JABARNEWS | JAKARTA – Aliansi Jurnalis Independen (AJI) dan Gerakan Masyarakat Sipil Adili Soeharto (GEMAS) menolak keras rencana pemberian gelar Pahlawan Nasional kepada Soeharto.
Koalisi tersebut menilai Soeharto tidak layak menerima gelar tersebut karena rekam jejak pelanggaran Hak Asasi Manusia (HAM), praktik korupsi, dan represi terhadap kebebasan pers selama masa Orde Baru.
Mengingat fakta sejarah dan dasar hukum yang ada, AJI dan GEMAS menyampaikan lima sikap tegas dalam rilis resmi pada Jum’at (7/11/2025), yaitu:
- Menolak keras usulan pemberian gelar Pahlawan Nasional kepada Soeharto. Upaya ini merupakan bentuk pemutarbalikan sejarah dan penghinaan terhadap perjuangan reformasi, demokrasi, kebebasan pers, dan kebebasan berekspresi.

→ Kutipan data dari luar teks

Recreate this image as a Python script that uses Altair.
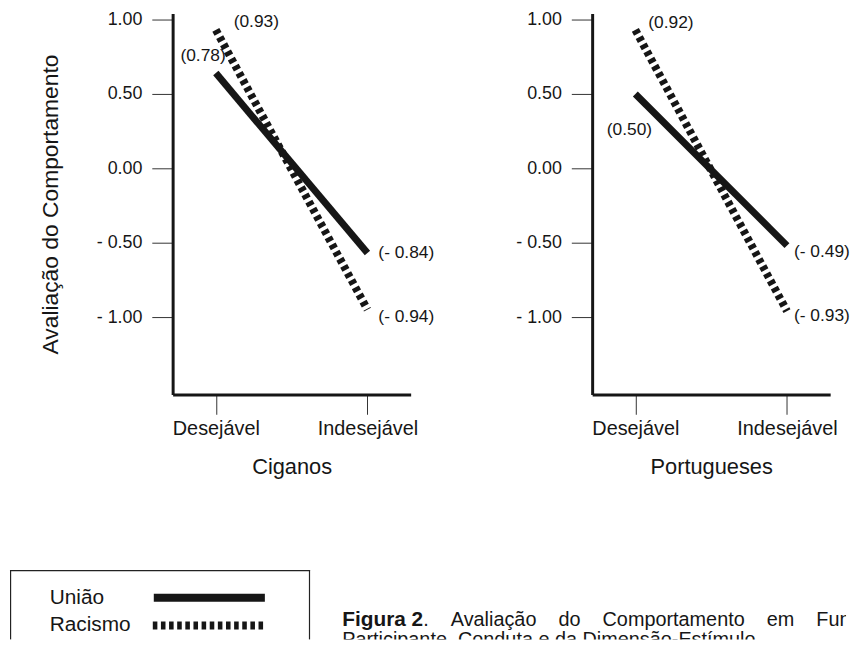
import altair as alt
import pandas as pd

# ---------------- data ----------------
conduta = ["Desejável", "Indesejável"]
series = ["União", "Racismo"]

ciganos_uniao = [0.64, -0.57]
ciganos_racismo = [0.93, -0.95]
portugueses_uniao = [0.50, -0.52]
portugueses_racismo = [0.93, -0.96]

ciganos_uniao_rot = ["(0.78)", "(- 0.84)"]
ciganos_racismo_rot = ["(0.93)", "(- 0.94)"]
portugueses_uniao_rot = ["(0.50)", "(- 0.49)"]
portugueses_racismo_rot = ["(0.92)", "(- 0.93)"]

y_ticks = [-1.0, -0.5, 0.0, 0.5, 1.0]
y_domain = [-1.52, 1.04]

y_title = "Avaliação do Comportamento"
NB4 = "\u00a0\u00a0\u00a0\u00a0"
caption_bold = ["Figura 2"]
caption_words = ["Avaliação", "do", "Comportamento", "em", "Função", "do", "Racismo", "do"]
caption_line1 = ["." + "".join(NB4 + w for w in caption_words)]
caption_line2 = ["Participante, Conduta e da Dimensão-Estímulo."]

# ---------------- style ----------------
FONT = "Liberation Sans"
INK = "#161616"
DASH = [4.6, 3.6]
PW, PH = 240, 384
LBL = 17.5


def panel(grupo, uniao, racismo, rot_u, rot_r, offsets, left_axis_title, box):
    df = pd.DataFrame({
        "conduta": conduta * 2,
        "serie": [series[0]] * 2 + [series[1]] * 2,
        "valor": uniao + racismo,
        "rotulo": rot_u + rot_r,
    })
    x = alt.X("conduta:N", sort=conduta,
              scale=alt.Scale(type="point", domain=conduta, padding=0.285),
              axis=alt.Axis(title=grupo, labelAngle=0, domainWidth=3, domainColor=INK,
                            tickSize=20, tickWidth=1, tickColor="#333333",
                            labelFont=FONT, labelFontSize=20, labelColor=INK, labelPadding=4,
                            titleFont=FONT, titleFontSize=22, titleFontWeight="normal",
                            titleColor=INK, titlePadding=19, grid=False))
    y = alt.Y("valor:Q", scale=alt.Scale(domain=y_domain, nice=False, zero=False),
              axis=alt.Axis(title=left_axis_title, values=y_ticks,
                            labelExpr="datum.value < 0 ? '- ' + format(-datum.value, '.2f') : format(datum.value, '.2f')",
                            domainWidth=3, domainColor=INK, tickSize=21, tickWidth=1,
                            tickColor="#333333", labelFont=FONT, labelFontSize=18,
                            labelColor=INK, labelPadding=10, titleFont=FONT,
                            titleFontSize=23, titleFontWeight="normal", titleColor=INK,
                            titlePadding=34, grid=False))
    base = alt.Chart(df)
    spacer = base.mark_rect(opacity=0).encode(
        x=alt.value(box[0]), x2=alt.value(box[1]), y=alt.value(box[2]), y2=alt.value(box[3]))
    solid = base.transform_filter(alt.datum.serie == series[0]).mark_line(
        color=INK, strokeWidth=7, strokeCap="butt").encode(x=x, y=y)
    dotted = base.transform_filter(alt.datum.serie == series[1]).mark_line(
        color=INK, strokeWidth=8, strokeDash=DASH, strokeCap="butt").encode(x=x, y=y)
    labels = []
    for (serie, cond), (align, dx, dy) in offsets.items():
        labels.append(
            base.transform_filter((alt.datum.serie == serie) & (alt.datum.conduta == cond))
            .mark_text(align=align, baseline="middle", dx=dx, dy=dy, font=FONT,
                       fontSize=LBL, color=INK)
            .encode(x=x, y=y, text="rotulo:N"))
    return alt.layer(spacer, solid, dotted, *labels).properties(width=PW, height=PH)


left = panel("Ciganos", ciganos_uniao, ciganos_racismo, ciganos_uniao_rot, ciganos_racismo_rot,
             {("Racismo", "Desejável"): ("left", 18, -8),
              ("União", "Desejável"): ("right", 10, -17),
              ("União", "Indesejável"): ("left", 11, 0),
              ("Racismo", "Indesejável"): ("left", 11, 7)},
             y_title, (-164, 270, -6, 486))

right = panel("Portugueses", portugueses_uniao, portugueses_racismo, portugueses_uniao_rot,
              portugueses_racismo_rot,
              {("Racismo", "Desejável"): ("left", 13, -7),
               ("União", "Desejável"): ("center", -6, 36),
               ("União", "Indesejável"): ("left", 7, 6),
               ("Racismo", "Indesejável"): ("left", 7, 5)},
              None, (-151, 0, -6, 486))

# ---------------- legend + caption row (origin = left plot's left edge) ----------------
BW, BH = 679, 70
leg = pd.DataFrame({"serie": series})
one = pd.DataFrame({"k": [0]})
box_l = alt.Chart(one).mark_rule(color="#222222", strokeWidth=1.2).encode(
    x=alt.value(-163.4), y=alt.value(0), y2=alt.value(BH))
box_r = alt.Chart(one).mark_rule(color="#222222", strokeWidth=1.2).encode(
    x=alt.value(138), y=alt.value(0), y2=alt.value(BH))
box_t = alt.Chart(one).mark_rule(color="#222222", strokeWidth=1.2).encode(
    x=alt.value(-164), x2=alt.value(138.6), y=alt.value(0.6))
leg_u_txt = alt.Chart(leg.head(1)).mark_text(align="left", baseline="middle", font=FONT,
                                             fontSize=21, color=INK).encode(
    text="serie:N", x=alt.value(-124), y=alt.value(28))
leg_r_txt = alt.Chart(leg.tail(1)).mark_text(align="left", baseline="middle", font=FONT,
                                             fontSize=21, color=INK).encode(
    text="serie:N", x=alt.value(-124), y=alt.value(56))
leg_u_line = alt.Chart(leg.head(1)).mark_rule(color=INK, strokeWidth=8, strokeCap="butt").encode(
    x=alt.value(-19), x2=alt.value(93), y=alt.value(28))
leg_r_line = alt.Chart(leg.tail(1)).mark_rule(color=INK, strokeWidth=8, strokeDash=DASH,
                                              strokeCap="butt").encode(
    x=alt.value(-20), x2=alt.value(92), y=alt.value(56))
cap_b = alt.Chart(pd.DataFrame({"t": caption_bold})).mark_text(
    align="left", baseline="middle", font=FONT, fontSize=21, fontWeight="bold", color=INK,
    clip=True).encode(text="t:N", x=alt.value(171), y=alt.value(50))
cap_1 = alt.Chart(pd.DataFrame({"t": caption_line1})).mark_text(
    align="left", baseline="middle", font=FONT, fontSize=20, color=INK, clip=True).encode(
    text="t:N", x=alt.value(252.7), y=alt.value(50))
cap_2 = alt.Chart(pd.DataFrame({"t": caption_line2})).mark_text(
    align="left", baseline="middle", font=FONT, fontSize=20, color=INK, clip=True).encode(
    text="t:N", x=alt.value(171), y=alt.value(71))
bottom = alt.layer(box_l, box_r, box_t, leg_u_txt, leg_r_txt, leg_u_line, leg_r_line,
                   cap_b, cap_1, cap_2).properties(width=BW, height=BH)

top = alt.hconcat(left, right, spacing=0)
chart = alt.vconcat(top, bottom, spacing=72,
                    padding={"top": -4, "left": 0, "right": 0, "bottom": 0}
                    ).configure_view(stroke="transparent")

chart.save("out.html", embed_options={"renderer": "svg", "actions": False})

Mengangkat Soeharto sebagai pahlawan berarti menghapus luka bangsa dan mengkhianati hak dasar rakyat untuk berekspresi bebas.
- Mendesak Dewan Gelar, Tanda Jasa, dan Tanda Kehormatan untuk menolak dan menghentikan proses pengusulan nama Soeharto kepada Presiden Republik Indonesia, dengan mempertimbangkan rekam jejak buruknya terhadap demokrasi, HAM, dan kebebasan berekspresi, serta karena langkah tersebut tidak hanya mengkhianati cita-cita reformasi dan rasa keadilan di masyarakat, tetapi juga bentuk manipulasi sejarah dan hukum.
- Mendesak Presiden Prabowo Subianto untuk menolak dan menghentikan proses pengusulan gelar Pahlawan Nasional bagi Soeharto, serta memastikan negara berpihak pada nilai reformasi dan supremasi hukum, bukan pada pelaku pelanggaran HAM.
- Menuntut negara untuk menjamin pemulihan hak korban pelanggaran HAM dan represi kebebasan pers di masa Orde Baru, termasuk memastikan akuntabilitas hukum bagi pelaku yang masih hidup.
- Mengajak masyarakat sipil, jurnalis, akademisi, dan generasi muda untuk tidak berhenti bersuara menolak manipulasi sejarah dan menegakkan kembali semangat reformasi yang memperjuangkan demokrasi, HAM, dan kebebasan berekspresi.
Selama lebih dari tiga dekade, rezim Orde Baru di bawah Soeharto dinilai menjadi simbol pembungkaman kebebasan berekspresi di Indonesia.
Dengan dalih menjaga stabilitas nasional, pemerintah menekan media, membungkam kritik, dan mengkriminalisasi suara berbeda.
Pers dijadikan alat legitimasi kekuasaan, sementara jurnalis, seniman, dan aktivis dipaksa diam lewat ancaman, sensor, hingga kekerasan.
Menurut AJI dan GEMAS dalam rilisnya, awal kekuasaan Soeharto ditandai oleh gelombang pembunuhan massal pasca 1965 yang menelan jutaan korban jiwa.
Sejak saat itu, kekerasan negara menjadi instrumen rutin dalam mengatur masyarakat. Setiap bentuk perbedaan pendapat, dianggap sebagai ancaman terhadap “ketertiban”.
Orde Baru menciptakan regulasi represif yang menundukkan warga negara di bawah doktrin pembangunan ekonomi dan stabilitas politik.
Kebebasan Pers
Di ranah media, pembungkaman dilakukan secara sistematis. Pers diwajibkan tunduk pada kontrol Departemen Penerangan, melalui instrumen seperti SIUPP (Surat Izin Usaha Penerbitan Pers) yang sewaktu-waktu dapat dicabut bila pemberitaan dianggap “mengganggu stabilitas nasional”.